Write the electron configuration for the first excited state for \(\mathrm{N}_{2}\) - that is, the state with the highest-energy electron moved to the next available energy level. (a) Is the nitrogen in its first excited state diamagnetic or paramagnetic? (b) Is the \(\mathrm{N}-\mathrm{N}\) bond strength in the first excited state stronger or weaker compared to that in the ground state? Explain.

The nitrogen atom has 7 electrons. Their electron configuration in the ground state can be expressed as follows: \(1s^2 2s^2 2p^3\). In a nitrogen molecule (N₂), there are a total of 14 electrons. The electron configuration of N₂ in the ground state can be written as: \(1\sigma_g^2 1\sigma_u^2 2\sigma_g^2 2\sigma_u^2 3\sigma_g^2 1\pi_u^4\)

To determine the first excited state of N₂, we need to move the highest-energy electron to the next available energy level. The highest-energy electron resides in the 1\(\pi_{u}\) molecular orbital. We'll move one electron from the 1\(\pi_{u}\) MO to the next available energy level, which is the 1\(\pi_{g}\) MO. This gives us the following electron configuration: \(1\sigma_g^2 1\sigma_u^2 2\sigma_g^2 2\sigma_u^2 3\sigma_g^2 1\pi_u^3 1\pi_g^1\)

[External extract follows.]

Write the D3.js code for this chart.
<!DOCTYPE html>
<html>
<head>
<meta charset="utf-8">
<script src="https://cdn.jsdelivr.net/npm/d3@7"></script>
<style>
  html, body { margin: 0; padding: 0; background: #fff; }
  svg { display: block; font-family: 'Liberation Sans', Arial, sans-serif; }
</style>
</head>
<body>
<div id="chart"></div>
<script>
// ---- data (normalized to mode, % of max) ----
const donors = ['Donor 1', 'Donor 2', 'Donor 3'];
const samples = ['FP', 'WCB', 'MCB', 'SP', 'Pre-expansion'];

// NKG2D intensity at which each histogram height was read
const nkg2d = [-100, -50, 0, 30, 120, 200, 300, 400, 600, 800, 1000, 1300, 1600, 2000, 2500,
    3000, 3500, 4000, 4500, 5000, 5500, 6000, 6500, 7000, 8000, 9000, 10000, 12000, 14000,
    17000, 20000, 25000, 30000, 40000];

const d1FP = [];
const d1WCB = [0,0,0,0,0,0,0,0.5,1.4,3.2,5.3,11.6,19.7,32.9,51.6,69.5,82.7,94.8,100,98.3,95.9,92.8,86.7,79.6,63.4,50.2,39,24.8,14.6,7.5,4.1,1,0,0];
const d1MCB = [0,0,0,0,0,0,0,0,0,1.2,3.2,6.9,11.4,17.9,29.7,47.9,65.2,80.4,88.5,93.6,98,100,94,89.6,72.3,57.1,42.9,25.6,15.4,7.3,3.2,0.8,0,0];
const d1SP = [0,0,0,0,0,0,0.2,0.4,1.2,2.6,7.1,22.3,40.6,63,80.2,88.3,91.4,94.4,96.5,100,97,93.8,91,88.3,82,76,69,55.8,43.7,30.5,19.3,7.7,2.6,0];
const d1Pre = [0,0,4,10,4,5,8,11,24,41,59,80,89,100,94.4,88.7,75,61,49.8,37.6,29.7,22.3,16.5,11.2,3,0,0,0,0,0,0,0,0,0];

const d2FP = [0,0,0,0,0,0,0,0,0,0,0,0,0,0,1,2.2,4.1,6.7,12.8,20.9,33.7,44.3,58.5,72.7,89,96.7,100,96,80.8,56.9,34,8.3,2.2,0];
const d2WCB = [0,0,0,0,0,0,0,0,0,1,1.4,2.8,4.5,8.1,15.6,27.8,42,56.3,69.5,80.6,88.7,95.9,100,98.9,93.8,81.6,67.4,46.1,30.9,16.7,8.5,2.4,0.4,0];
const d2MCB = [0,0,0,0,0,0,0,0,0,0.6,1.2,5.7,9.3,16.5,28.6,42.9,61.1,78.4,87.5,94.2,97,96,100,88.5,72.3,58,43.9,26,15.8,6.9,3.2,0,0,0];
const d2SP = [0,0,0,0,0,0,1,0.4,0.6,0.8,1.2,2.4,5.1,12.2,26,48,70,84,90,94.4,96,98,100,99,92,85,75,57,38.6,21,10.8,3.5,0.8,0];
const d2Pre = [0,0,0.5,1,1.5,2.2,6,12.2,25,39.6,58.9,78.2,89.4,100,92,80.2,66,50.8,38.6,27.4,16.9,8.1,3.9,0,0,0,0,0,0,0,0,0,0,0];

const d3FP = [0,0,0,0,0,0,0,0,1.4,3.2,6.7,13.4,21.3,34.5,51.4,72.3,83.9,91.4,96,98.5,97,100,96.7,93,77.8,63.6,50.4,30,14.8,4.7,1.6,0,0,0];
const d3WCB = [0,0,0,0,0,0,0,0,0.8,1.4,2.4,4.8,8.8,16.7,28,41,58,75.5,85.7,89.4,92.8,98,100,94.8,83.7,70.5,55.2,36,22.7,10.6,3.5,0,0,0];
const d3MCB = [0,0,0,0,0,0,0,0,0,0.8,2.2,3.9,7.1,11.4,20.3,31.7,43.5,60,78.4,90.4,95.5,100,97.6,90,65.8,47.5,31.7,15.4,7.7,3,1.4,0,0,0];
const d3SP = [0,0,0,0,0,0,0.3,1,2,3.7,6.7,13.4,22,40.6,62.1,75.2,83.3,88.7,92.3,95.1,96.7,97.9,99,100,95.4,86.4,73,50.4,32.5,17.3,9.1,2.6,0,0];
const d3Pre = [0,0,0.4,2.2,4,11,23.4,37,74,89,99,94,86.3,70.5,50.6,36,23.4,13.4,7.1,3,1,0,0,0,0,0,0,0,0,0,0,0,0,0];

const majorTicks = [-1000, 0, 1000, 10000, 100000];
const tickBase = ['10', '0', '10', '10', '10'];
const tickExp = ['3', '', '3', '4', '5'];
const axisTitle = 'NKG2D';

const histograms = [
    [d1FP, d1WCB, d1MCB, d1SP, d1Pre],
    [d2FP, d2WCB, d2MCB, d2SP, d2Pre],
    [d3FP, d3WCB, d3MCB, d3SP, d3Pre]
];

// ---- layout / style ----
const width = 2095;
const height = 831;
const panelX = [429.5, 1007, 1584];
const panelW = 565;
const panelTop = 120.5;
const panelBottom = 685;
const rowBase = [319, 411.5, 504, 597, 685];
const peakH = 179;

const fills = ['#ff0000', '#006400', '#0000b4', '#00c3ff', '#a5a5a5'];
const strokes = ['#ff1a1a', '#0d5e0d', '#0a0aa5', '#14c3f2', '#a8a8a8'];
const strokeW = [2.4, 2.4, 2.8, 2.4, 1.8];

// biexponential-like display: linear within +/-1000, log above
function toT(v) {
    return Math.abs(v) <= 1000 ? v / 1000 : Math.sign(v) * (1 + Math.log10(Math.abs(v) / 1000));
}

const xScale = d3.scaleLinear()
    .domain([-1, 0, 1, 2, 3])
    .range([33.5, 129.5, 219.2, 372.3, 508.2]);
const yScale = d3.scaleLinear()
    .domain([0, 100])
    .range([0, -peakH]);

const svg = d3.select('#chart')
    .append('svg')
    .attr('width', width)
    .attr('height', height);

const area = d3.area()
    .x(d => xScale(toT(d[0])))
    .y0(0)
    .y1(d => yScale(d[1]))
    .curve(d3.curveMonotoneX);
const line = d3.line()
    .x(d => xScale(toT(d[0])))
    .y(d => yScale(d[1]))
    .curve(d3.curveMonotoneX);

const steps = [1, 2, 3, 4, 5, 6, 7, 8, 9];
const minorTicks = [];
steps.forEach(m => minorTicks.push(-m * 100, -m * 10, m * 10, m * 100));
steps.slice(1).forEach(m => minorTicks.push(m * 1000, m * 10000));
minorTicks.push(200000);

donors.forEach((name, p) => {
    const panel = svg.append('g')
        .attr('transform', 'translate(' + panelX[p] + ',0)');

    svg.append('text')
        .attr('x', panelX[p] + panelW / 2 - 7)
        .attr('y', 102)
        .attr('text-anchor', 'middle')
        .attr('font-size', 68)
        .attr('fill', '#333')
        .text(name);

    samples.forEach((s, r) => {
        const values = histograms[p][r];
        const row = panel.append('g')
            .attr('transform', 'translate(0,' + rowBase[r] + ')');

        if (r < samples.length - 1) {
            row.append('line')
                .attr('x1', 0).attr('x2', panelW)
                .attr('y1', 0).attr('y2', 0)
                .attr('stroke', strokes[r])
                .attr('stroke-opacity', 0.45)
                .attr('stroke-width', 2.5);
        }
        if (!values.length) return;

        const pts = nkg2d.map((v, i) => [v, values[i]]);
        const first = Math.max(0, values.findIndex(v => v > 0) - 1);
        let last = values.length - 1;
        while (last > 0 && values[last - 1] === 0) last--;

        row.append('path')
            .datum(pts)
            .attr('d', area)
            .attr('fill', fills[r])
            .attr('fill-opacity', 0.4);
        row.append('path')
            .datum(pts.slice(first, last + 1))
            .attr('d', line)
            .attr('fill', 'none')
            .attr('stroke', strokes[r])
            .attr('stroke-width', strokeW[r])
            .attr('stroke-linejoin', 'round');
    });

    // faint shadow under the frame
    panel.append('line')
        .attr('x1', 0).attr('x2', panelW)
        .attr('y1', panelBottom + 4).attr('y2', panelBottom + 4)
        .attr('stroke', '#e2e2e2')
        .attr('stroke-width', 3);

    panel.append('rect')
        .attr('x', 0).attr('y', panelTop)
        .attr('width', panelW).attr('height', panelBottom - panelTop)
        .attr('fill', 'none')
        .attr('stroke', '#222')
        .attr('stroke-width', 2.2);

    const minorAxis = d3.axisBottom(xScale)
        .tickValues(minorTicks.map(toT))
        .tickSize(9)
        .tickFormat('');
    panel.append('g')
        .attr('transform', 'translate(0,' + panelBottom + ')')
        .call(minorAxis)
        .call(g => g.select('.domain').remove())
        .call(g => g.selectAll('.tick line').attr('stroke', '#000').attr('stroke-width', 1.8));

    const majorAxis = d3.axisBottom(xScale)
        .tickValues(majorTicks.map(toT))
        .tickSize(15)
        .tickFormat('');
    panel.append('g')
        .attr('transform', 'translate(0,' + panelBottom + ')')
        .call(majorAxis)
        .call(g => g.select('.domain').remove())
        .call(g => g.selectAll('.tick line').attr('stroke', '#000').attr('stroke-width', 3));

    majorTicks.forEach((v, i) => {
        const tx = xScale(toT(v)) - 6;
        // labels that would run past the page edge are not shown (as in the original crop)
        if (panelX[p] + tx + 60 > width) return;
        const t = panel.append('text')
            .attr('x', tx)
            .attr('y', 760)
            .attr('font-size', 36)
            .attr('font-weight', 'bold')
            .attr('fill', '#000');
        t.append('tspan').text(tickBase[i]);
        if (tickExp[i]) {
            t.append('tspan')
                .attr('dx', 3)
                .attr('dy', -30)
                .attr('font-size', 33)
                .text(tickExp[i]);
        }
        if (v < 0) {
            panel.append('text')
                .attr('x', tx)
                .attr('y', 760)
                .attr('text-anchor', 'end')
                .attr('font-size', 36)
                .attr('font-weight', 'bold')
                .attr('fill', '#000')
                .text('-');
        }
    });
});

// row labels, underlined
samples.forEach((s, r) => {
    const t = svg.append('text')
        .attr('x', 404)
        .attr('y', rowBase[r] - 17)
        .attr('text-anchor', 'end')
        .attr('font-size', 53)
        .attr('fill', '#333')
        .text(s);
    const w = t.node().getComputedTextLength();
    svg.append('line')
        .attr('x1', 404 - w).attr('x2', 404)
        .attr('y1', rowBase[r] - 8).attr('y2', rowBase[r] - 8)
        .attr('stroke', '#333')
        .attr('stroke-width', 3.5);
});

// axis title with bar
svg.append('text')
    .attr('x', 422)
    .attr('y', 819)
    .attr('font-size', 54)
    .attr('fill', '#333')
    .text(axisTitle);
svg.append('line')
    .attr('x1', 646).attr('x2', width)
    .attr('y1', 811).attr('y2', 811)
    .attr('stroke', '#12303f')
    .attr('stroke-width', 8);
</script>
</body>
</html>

A molecule is diamagnetic if all its electrons are paired, and it's paramagnetic if there's at least one unpaired electron. In the first excited state of N₂, the electron configuration shows that there are unpaired electrons in the 1\(\pi_{u}\) and 1\(\pi_{g}\) MOs (\(1\pi_u^3 1\pi_g^1\)). Therefore, the first excited state of N₂ is paramagnetic.

To determine the bond strength, we look at the bond order. The bond order can be calculated using the formula: \(Bond\:Order=\frac{1}{2}(number\:of\:electrons\:in\:bonding\:orbitals - number\:of\:electrons\:in\:antibonding\:orbitals)\) For the ground state electron configuration (\(1\sigma_g^2 1\sigma_u^2 2\sigma_g^2 2\sigma_u^2 3\sigma_g^2 1\pi_u^4\)): Bond Order = \(\frac{1}{2}(10 - 4) = 3\) For the first excited state electron configuration (\(1\sigma_g^2 1\sigma_u^2 2\sigma_g^2 2\sigma_u^2 3\sigma_g^2 1\pi_u^3 1\pi_g^1\)): Bond Order = \(\frac{1}{2}(10 - 5) = 2.5\) Since the bond order for the ground state is higher than the first excited state (3 vs. 2.5), the bond strength in the ground state is stronger compared to that in the first excited state.